------ ENTRIES SUPPLIED ------
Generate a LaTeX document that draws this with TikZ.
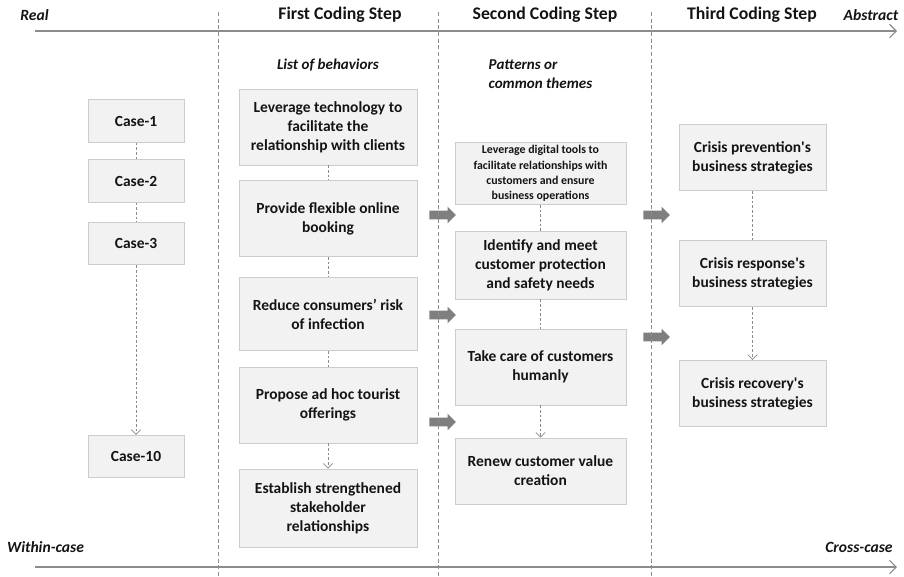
\documentclass[tikz,border=0pt]{standalone}
\usepackage{fontspec}
\setmainfont{Carlito}
\usepackage{tikz}
\definecolor{ink}{HTML}{141414}
\definecolor{boxfill}{HTML}{F2F2F2}
\definecolor{boxline}{HTML}{CCCCCC}
\definecolor{rule}{HTML}{8C8C8C}
\definecolor{flow}{HTML}{7F7F7F}
\usetikzlibrary{
  arrows.meta,
  positioning,
  shapes.arrows
}
\tikzset{
  >={Straight Barb[length=3.5pt,width=7pt]},
  every node/.style={text=ink, font=\bfseries\fontsize{11.6}{14.2}\selectfont},
  card/.style={
    draw=boxline,
    fill=boxfill,
    line width=0.6pt,
    align=center,
    inner sep=2pt
  },
  casebox/.style={card, minimum width=72pt, minimum height=32pt},
  behav/.style={card, minimum width=133.5pt, minimum height=57pt},
  theme/.style={card, minimum width=128.25pt},
  outcome/.style={card, minimum width=110.25pt, minimum height=50pt},
  link/.style={draw=rule, line width=0.5pt, dash pattern=on 2pt off 1.5pt},
  divider/.style={draw=rule, line width=0.6pt, dash pattern=on 3pt off 2pt},
  axisline/.style={draw=rule, line width=0.8pt, -{Straight Barb[length=5pt,width=10pt]}},
  heading/.style={font=\bfseries\fontsize{13.3}{15}\selectfont},
  endlabel/.style={font=\bfseries\itshape\fontsize{11.7}{13}\selectfont},
  sublabel/.style={font=\bfseries\itshape\fontsize{11.3}{14}\selectfont},
  fatarrow/.style={
    single arrow,
    fill=flow,
    draw=none,
    minimum height=20pt,
    inner xsep=0pt,
    inner ysep=3pt,
    single arrow head extend=3pt
  }
}

\begin{document}
\begin{tikzpicture}[x=0.75pt, y=-0.75pt]
  \useasboundingbox (0,0) rectangle (904,576);

  % axes
  \coordinate (topL) at (35,31);
  \coordinate (topR) at (897,31);
  \coordinate (botL) at (35,567);
  \coordinate (botR) at (897,567);
  \draw[axisline] (topL) -- (topR);
  \draw[axisline] (botL) -- (botR);
  \node[endlabel] (real) at (34.5,15) {Real};
  \node[endlabel] (abstract) at (871,15) {Abstract};
  \node[endlabel] (within) at (45.5,547) {Within-case};
  \node[endlabel] (cross) at (859,547) {Cross-case};

  \node[heading] (step1) at (340,15) {First Coding Step};
  \node[heading] (step2) at (545,15) {Second Coding Step};
  \node[heading] (step3) at (752,15) {Third Coding Step};

  \node[sublabel] (list) at (328,65) {List of behaviors};
  \node[sublabel, anchor=west, align=left] (pattern) at (484,74) {Patterns or\\common themes};

  % cases
  \node[casebox] (case1) at (136,121) {Case-1};
  \node[casebox] (case2) at (136,181) {Case-2};
  \node[casebox] (case3) at (136,243.5) {Case-3};
  \node[casebox] (case10) at (136,456.5) {Case-10};

  % first coding step
  \node[behav] (b1) at (328,127) {Leverage technology to\\facilitate the\\relationship with clients};
  \node[behav] (b2) at (328,218.5) {Provide flexible online\\booking};
  \node[behav, minimum height=55pt] (b3) at (328,314) {Reduce consumers’ risk\\of infection};
  \node[behav] (b4) at (328,405) {Propose ad hoc tourist\\offerings};
  \node[behav, minimum height=58.5pt] (b5) at (328,508) {Establish strengthened\\stakeholder\\relationships};

  % second coding step
  \node[theme, minimum height=45.75pt, font=\bfseries\fontsize{8.9}{11.6}\selectfont] (t1) at (540.5,173.5) {Leverage digital tools to\\facilitate relationships with\\customers and ensure\\business operations};
  \node[theme, minimum height=51pt] (t2) at (540.5,265) {Identify and meet\\customer protection\\and safety needs};
  \node[theme, minimum height=57pt] (t3) at (540.5,367) {Take care of customers\\humanly};
  \node[theme, minimum height=49.5pt] (t4) at (540.5,471) {Renew customer value\\creation};

  % third coding step
  \node[outcome] (s1) at (752.5,157.5) {Crisis prevention\textquotesingle s\\business strategies};
  \node[outcome] (s2) at (752.5,273.5) {Crisis response\textquotesingle s\\business strategies};
  \node[outcome] (s3) at (752.5,393.5) {Crisis recovery\textquotesingle s\\business strategies};

  \draw[link] (case1) -- (case2);
  \draw[link] (case2) -- (case3);
  \draw[link, ->] (case3) -- (case10);
  \draw[link] (b1) -- (b2);
  \draw[link] (b2) -- (b3);
  \draw[link] (b3) -- (b4);
  \draw[link, ->] (b4) -- (b5);
  \draw[link] (t1) -- (t2);
  \draw[link] (t2) -- (t3);
  \draw[link, ->] (t3) -- (t4);
  \draw[link] (s1) -- (s2);
  \draw[link, ->] (s2) -- (s3);

  \node[fatarrow] (f1) at (440.5,215) {};
  \node[fatarrow] (f2) at (440.5,315) {};
  \node[fatarrow] (f3) at (440.5,422) {};
  \node[fatarrow] (f4) at (654.5,215) {};
  \node[fatarrow] (f5) at (654.5,337) {};

  % column dividers
  \coordinate (d1a) at (218,12);
  \coordinate (d1b) at (218,576);
  \coordinate (d2a) at (438,12);
  \coordinate (d2b) at (438,576);
  \coordinate (d3a) at (651,12);
  \coordinate (d3b) at (651,576);
  \draw[divider] (d1a) -- (d1b);
  \draw[divider] (d2a) -- (d2b);
  \draw[divider] (d3a) -- (d3b);
\end{tikzpicture}
\end{document}
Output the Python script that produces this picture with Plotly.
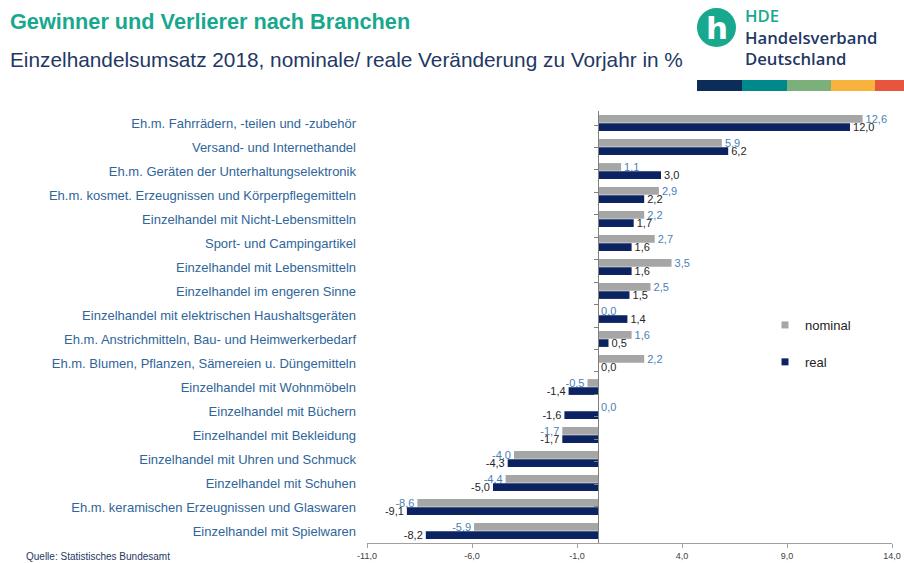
import plotly.graph_objects as go

categories = [
    "Eh.m. Fahrrädern, -teilen und -zubehör",
    "Versand- und Internethandel",
    "Eh.m. Geräten der Unterhaltungselektronik",
    "Eh.m. kosmet. Erzeugnissen und Körperpflegemitteln",
    "Einzelhandel mit Nicht-Lebensmitteln",
    "Sport- und Campingartikel",
    "Einzelhandel mit Lebensmitteln",
    "Einzelhandel im engeren Sinne",
    "Einzelhandel mit elektrischen Haushaltsgeräten",
    "Eh.m. Anstrichmitteln, Bau- und Heimwerkerbedarf",
    "Eh.m. Blumen, Pflanzen, Sämereien u. Düngemitteln",
    "Einzelhandel mit Wohnmöbeln",
    "Einzelhandel mit Büchern",
    "Einzelhandel mit Bekleidung",
    "Einzelhandel mit Uhren und Schmuck",
    "Einzelhandel mit Schuhen",
    "Eh.m. keramischen Erzeugnissen und Glaswaren",
    "Einzelhandel mit Spielwaren",
]
nominal = [12.6, 5.9, 1.1, 2.9, 2.2, 2.7, 3.5, 2.5, 0.0, 1.6, 2.2, -0.5, 0.0, -1.7, -4.0, -4.4, -8.6, -5.9]
real = [12.0, 6.2, 3.0, 2.2, 1.7, 1.6, 1.6, 1.5, 1.4, 0.5, 0.0, -1.4, -1.6, -1.7, -4.3, -5.0, -9.1, -8.2]
tick_vals = [-11, -6, -1, 4, 9, 14]
tick_text = ["-11,0", "-6,0", "-1,0", "4,0", "9,0", "14,0"]

W, H = 904, 563
ML, MR, MT, MB = 367, 12, 111, 20
PW, PH = W - ML - MR, H - MT - MB


def px_x(x):
    return (x - ML) / PW


def px_y(y):
    return (H - MB - y) / PH


def fmt(v):
    return f"{v:.1f}".replace(".", ",")


GRAY = "#a6a6a6"
NAVY = "#0b2461"
TEAL = "#17a88e"
DARKBLUE = "#1f3864"

fig = go.Figure()
fig.add_trace(go.Bar(
    y=categories, x=nominal, orientation="h", name="nominal",
    marker=dict(color=GRAY, line=dict(width=0)),
    text=[fmt(v) for v in nominal], textposition="outside", constraintext="none",
    textfont=dict(family="Liberation Sans", size=11, color="#4a7fb5"),
    cliponaxis=False, showlegend=False, hoverinfo="skip",
))
fig.add_trace(go.Bar(
    y=categories, x=real, orientation="h", name="real",
    marker=dict(color=NAVY, line=dict(width=0)),
    text=[fmt(v) for v in real], textposition="outside", constraintext="none",
    textfont=dict(family="Liberation Sans", size=11, color="#262626"),
    cliponaxis=False, showlegend=False, hoverinfo="skip",
))
# legend entries
fig.add_trace(go.Scatter(x=[None], y=[None], mode="markers", name="nominal",
                         marker=dict(symbol="square", size=7, color=GRAY),
                         legendgroup="a"))
fig.add_trace(go.Scatter(x=[None], y=[None], mode="markers", name="real",
                         marker=dict(symbol="square", size=7, color=NAVY),
                         legendgroup="b"))
# helper trace for the axis line at zero
fig.add_trace(go.Scatter(y=categories, x=[0] * len(categories), yaxis="y2",
                         mode="markers", marker=dict(opacity=0), showlegend=False,
                         hoverinfo="skip"))

fig.update_layout(
    template="none",
    width=W, height=H, autosize=False,
    margin=dict(l=ML, r=MR, t=MT, b=MB, pad=0, autoexpand=False),
    paper_bgcolor="white", plot_bgcolor="white",
    separators=",.",
    barmode="group", bargap=0.32, bargroupgap=0.06,
    font=dict(family="Liberation Sans", size=12, color="#333"),
    xaxis=dict(range=[-11, 14], tickvals=tick_vals, ticktext=tick_text,
               automargin=False,
               showgrid=False, zeroline=False, showline=True, linecolor="#a0a0a0",
               ticks="outside", ticklen=4, tickcolor="#a0a0a0",
               tickfont=dict(size=9, color="#404040")),
    yaxis=dict(type="category", autorange="reversed", showgrid=False,
               automargin=False,
               showline=False, ticks="", ticklabelstandoff=10,
               tickfont=dict(size=13, color="#2f659a")),
    yaxis2=dict(type="category", overlaying="y", anchor="free",
                position=11 / 25, autorange="reversed", showgrid=False,
                automargin=False,
                showline=True, linecolor="#808080", ticks="outside", ticklen=4,
                tickcolor="#808080", tickson="boundaries", showticklabels=False),
    legend=dict(x=px_x(765), y=px_y(310), xanchor="left", yanchor="top",
                tracegroupgap=17, font=dict(size=13, color="#222"),
                bgcolor="rgba(0,0,0,0)", borderwidth=0),
)

ann = [
    dict(text="<b>Gewinner und Verlierer nach Branchen</b>", x=px_x(9), y=px_y(21),
         font=dict(family="Liberation Sans", size=21.7, color=TEAL)),
    dict(text="Einzelhandelsumsatz 2018, nominale/ reale Veränderung zu Vorjahr in %",
         x=px_x(9), y=px_y(60), font=dict(family="Liberation Sans", size=20.8, color=DARKBLUE)),
    dict(text="Quelle: Statistisches Bundesamt", x=px_x(25), y=px_y(556),
         font=dict(family="Liberation Sans", size=10, color=DARKBLUE)),
    dict(text=f"<span style='color:{TEAL}'>HDE</span><br>Handelsverband<br>Deutschland",
         x=px_x(744), y=px_y(37), align="left",
         font=dict(family="Open Sans", size=16.7, color=DARKBLUE, weight=600)),
    dict(text="<b>h</b>", x=px_x(716.5), y=px_y(28), xanchor="center",
         font=dict(family="DejaVu Sans", size=31, color="white")),
]
for a in ann:
    a.setdefault("xanchor", "left")
    fig.add_annotation(xref="paper", yref="paper", yanchor="middle",
                       showarrow=False, borderpad=0, **a)

fig.add_shape(type="circle", xref="paper", yref="paper",
              x0=px_x(697), x1=px_x(736), y0=px_y(8), y1=px_y(47),
              fillcolor=TEAL, line=dict(width=0), layer="below")
strip = [(697, 742, "#0c2d5a"), (742, 787, "#00898a"), (787, 831, "#7bb07a"),
         (831, 875, "#f7b33b"), (875, 904, "#e8553e")]
for x0, x1, c in strip:
    fig.add_shape(type="rect", xref="paper", yref="paper",
                  x0=px_x(x0), x1=px_x(x1), y0=px_y(80), y1=px_y(91),
                  fillcolor=c, line=dict(width=0))

post = (
    "document.documentElement.style.margin='0';"
    "document.body.style.margin='0';"
    "document.body.style.overflow='hidden';"
)
fig.write_html("out.html", config={"displayModeBar": False}, post_script=post)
------
> _GOAL OF THE EXERCISE_
Copy the records above from the first line through the line containing "(0,0) rectangle (904,576);", both included, and leave out any pictures.

> _EXERCISE RESULT_
Generate a LaTeX document that draws this with TikZ.
\documentclass[tikz,border=0pt]{standalone}
\usepackage{fontspec}
\setmainfont{Carlito}
\usepackage{tikz}
\definecolor{ink}{HTML}{141414}
\definecolor{boxfill}{HTML}{F2F2F2}
\definecolor{boxline}{HTML}{CCCCCC}
\definecolor{rule}{HTML}{8C8C8C}
\definecolor{flow}{HTML}{7F7F7F}
\usetikzlibrary{
  arrows.meta,
  positioning,
  shapes.arrows
}
\tikzset{
  >={Straight Barb[length=3.5pt,width=7pt]},
  every node/.style={text=ink, font=\bfseries\fontsize{11.6}{14.2}\selectfont},
  card/.style={
    draw=boxline,
    fill=boxfill,
    line width=0.6pt,
    align=center,
    inner sep=2pt
  },
  casebox/.style={card, minimum width=72pt, minimum height=32pt},
  behav/.style={card, minimum width=133.5pt, minimum height=57pt},
  theme/.style={card, minimum width=128.25pt},
  outcome/.style={card, minimum width=110.25pt, minimum height=50pt},
  link/.style={draw=rule, line width=0.5pt, dash pattern=on 2pt off 1.5pt},
  divider/.style={draw=rule, line width=0.6pt, dash pattern=on 3pt off 2pt},
  axisline/.style={draw=rule, line width=0.8pt, -{Straight Barb[length=5pt,width=10pt]}},
  heading/.style={font=\bfseries\fontsize{13.3}{15}\selectfont},
  endlabel/.style={font=\bfseries\itshape\fontsize{11.7}{13}\selectfont},
  sublabel/.style={font=\bfseries\itshape\fontsize{11.3}{14}\selectfont},
  fatarrow/.style={
    single arrow,
    fill=flow,
    draw=none,
    minimum height=20pt,
    inner xsep=0pt,
    inner ysep=3pt,
    single arrow head extend=3pt
  }
}

\begin{document}
\begin{tikzpicture}[x=0.75pt, y=-0.75pt]
  \useasboundingbox (0,0) rectangle (904,576);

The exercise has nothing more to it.